About This Book
IT LOOKED like a good thing: but wait till I tell you. We were down South,
in Alabama Bill Driscoll and myself when this kidnapping
idea struck us. It was, as Bill afterward expressed it, "during a moment
of temporary mental apparition"; but we didn't find that out till later.
There was a town down there, as flat as a flannel-cake, and called
Summit, of course. It contained inhabitants Of as undeleterious and
self-satisfied a class of peasantry as ever clustered around a Maypole.

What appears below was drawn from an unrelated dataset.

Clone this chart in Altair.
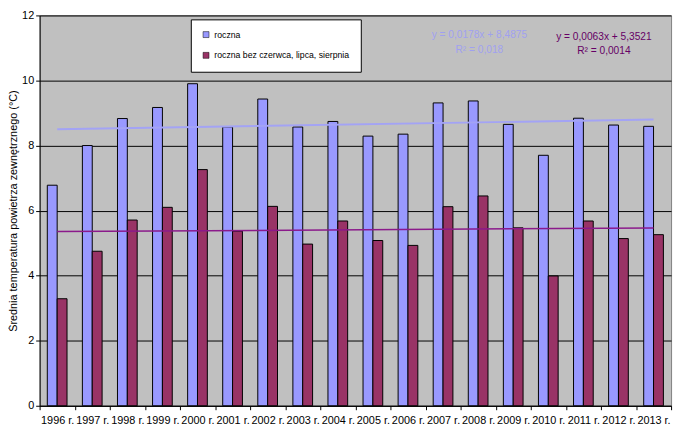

Bill and me had a joint capital of about six hundred dollars, and we
needed just two thousand dollars more to pull off a fraudulent town-lot
scheme in Western Illinois with . . .
In all, this collection contains twenty-two corkers of life around around
the United States. Many are drawn from real stories . . . and there's
nothing more peculiar than the truth, is there!
About O. Henry ( William Sidney Porter )
(1862-1910)
Short-story writer Sidney Porter's early life was one of hard knocks
and strong recoveries. He was born in North Carolina just before the
start of the Civil War. When he was 20 years old, he moved to Texas to
become a cowboy, but was set to herding sheep and carrying the mail. So
two years later, he moved to Austin soon became a bank teller. After his
marriage in 1887, he launched an humor magazine, and when that failed,
he moved on to become a reporter, columnist and occasional cartoonist
at the Houston Post.
In 1896, when he was 34, he was indicted for embezzlement of bank funds
and fled the country. His safety did not last long. His wife's fatal
illness brought him back to Austin, and after her death, two years later
he was convicted and sent to the penitentiary in Columbus, Ohio, where
his sentenced was shortened to three years for good behavior. While in
prison, he served as the night druggist and spent much of his time writing
adventure stories, using the money he earned to help support his daughter,
Margaret. During that time he began using the pen name of O. Henry.
Thereafter he produced hundreds of stories that filled over fifteen
books. But despite the great success of his writing, O. Henry's final
ten years were a struggle with financial difficulties and alcoholism. His
stories reflect his life, in that they show deep sympathy for those who
are hard put, and hard up . . . and unlucky.